**Given problem:**
From the line containing "Generate a component" through the line containing "XAxis, YAxis, ReferenceLine", retype each line exactly; include both end lines and nothing beyond them.

**Material for this task:**
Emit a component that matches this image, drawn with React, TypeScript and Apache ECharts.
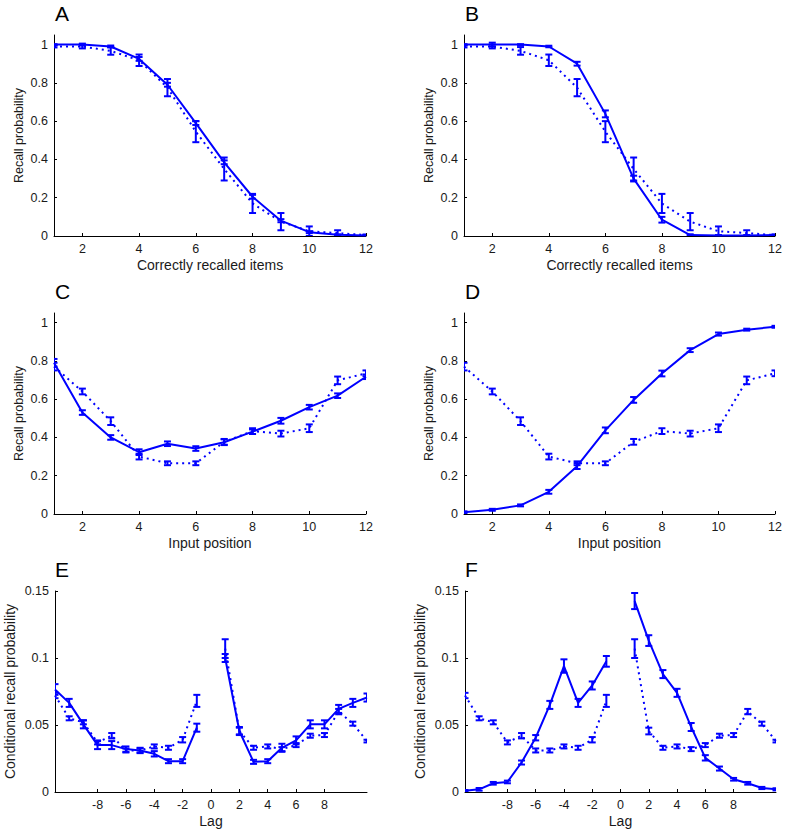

---

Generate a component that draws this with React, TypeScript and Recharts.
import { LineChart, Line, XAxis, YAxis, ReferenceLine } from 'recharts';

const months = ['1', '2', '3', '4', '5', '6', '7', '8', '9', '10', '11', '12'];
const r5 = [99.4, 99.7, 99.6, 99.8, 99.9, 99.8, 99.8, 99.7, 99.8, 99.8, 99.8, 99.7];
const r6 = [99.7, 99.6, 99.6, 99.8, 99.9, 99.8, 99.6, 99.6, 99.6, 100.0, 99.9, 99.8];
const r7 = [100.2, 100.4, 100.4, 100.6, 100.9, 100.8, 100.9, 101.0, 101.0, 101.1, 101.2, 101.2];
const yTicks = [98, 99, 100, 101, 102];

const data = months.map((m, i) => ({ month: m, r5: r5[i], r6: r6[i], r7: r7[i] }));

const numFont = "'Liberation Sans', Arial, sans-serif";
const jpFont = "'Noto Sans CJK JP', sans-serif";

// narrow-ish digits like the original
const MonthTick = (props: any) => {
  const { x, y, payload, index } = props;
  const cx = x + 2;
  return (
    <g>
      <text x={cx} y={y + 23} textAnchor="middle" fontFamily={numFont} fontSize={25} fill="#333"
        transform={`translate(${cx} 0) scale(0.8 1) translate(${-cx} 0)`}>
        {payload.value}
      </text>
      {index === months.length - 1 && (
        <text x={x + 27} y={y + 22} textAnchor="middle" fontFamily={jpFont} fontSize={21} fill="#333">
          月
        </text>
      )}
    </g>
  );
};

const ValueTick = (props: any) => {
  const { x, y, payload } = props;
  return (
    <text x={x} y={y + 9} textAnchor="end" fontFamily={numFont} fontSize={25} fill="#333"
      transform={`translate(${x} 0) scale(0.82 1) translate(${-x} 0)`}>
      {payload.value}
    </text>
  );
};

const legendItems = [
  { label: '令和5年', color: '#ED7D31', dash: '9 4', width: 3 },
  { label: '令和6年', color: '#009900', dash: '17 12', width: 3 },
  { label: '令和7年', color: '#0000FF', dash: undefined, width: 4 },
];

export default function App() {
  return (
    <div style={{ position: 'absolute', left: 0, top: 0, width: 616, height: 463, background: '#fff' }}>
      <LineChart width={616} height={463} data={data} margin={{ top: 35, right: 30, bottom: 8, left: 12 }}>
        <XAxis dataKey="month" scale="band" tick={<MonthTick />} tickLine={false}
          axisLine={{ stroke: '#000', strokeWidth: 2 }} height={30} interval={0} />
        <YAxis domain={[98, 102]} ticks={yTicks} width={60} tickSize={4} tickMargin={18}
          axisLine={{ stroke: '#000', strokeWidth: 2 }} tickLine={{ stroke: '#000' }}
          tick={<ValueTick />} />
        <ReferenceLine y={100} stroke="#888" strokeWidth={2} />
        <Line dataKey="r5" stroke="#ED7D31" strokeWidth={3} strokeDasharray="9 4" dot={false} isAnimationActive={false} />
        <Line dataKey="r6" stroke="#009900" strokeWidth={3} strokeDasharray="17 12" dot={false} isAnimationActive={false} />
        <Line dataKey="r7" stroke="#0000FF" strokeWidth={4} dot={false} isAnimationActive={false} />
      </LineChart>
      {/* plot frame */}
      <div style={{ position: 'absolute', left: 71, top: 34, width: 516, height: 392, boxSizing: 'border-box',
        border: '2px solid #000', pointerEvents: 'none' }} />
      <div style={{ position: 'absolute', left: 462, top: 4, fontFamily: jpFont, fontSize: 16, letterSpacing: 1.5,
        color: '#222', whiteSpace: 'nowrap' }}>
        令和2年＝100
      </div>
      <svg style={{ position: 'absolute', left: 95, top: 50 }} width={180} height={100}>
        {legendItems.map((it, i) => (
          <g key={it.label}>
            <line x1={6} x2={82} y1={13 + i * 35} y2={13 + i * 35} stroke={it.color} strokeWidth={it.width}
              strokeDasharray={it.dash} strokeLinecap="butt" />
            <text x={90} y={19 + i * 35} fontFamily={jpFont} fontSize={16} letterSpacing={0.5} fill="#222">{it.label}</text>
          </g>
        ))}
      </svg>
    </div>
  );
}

**Solution to this exercise:**
Generate a component that draws this with React, TypeScript and Recharts.
import { LineChart, Line, XAxis, YAxis, ReferenceLine } from 'recharts';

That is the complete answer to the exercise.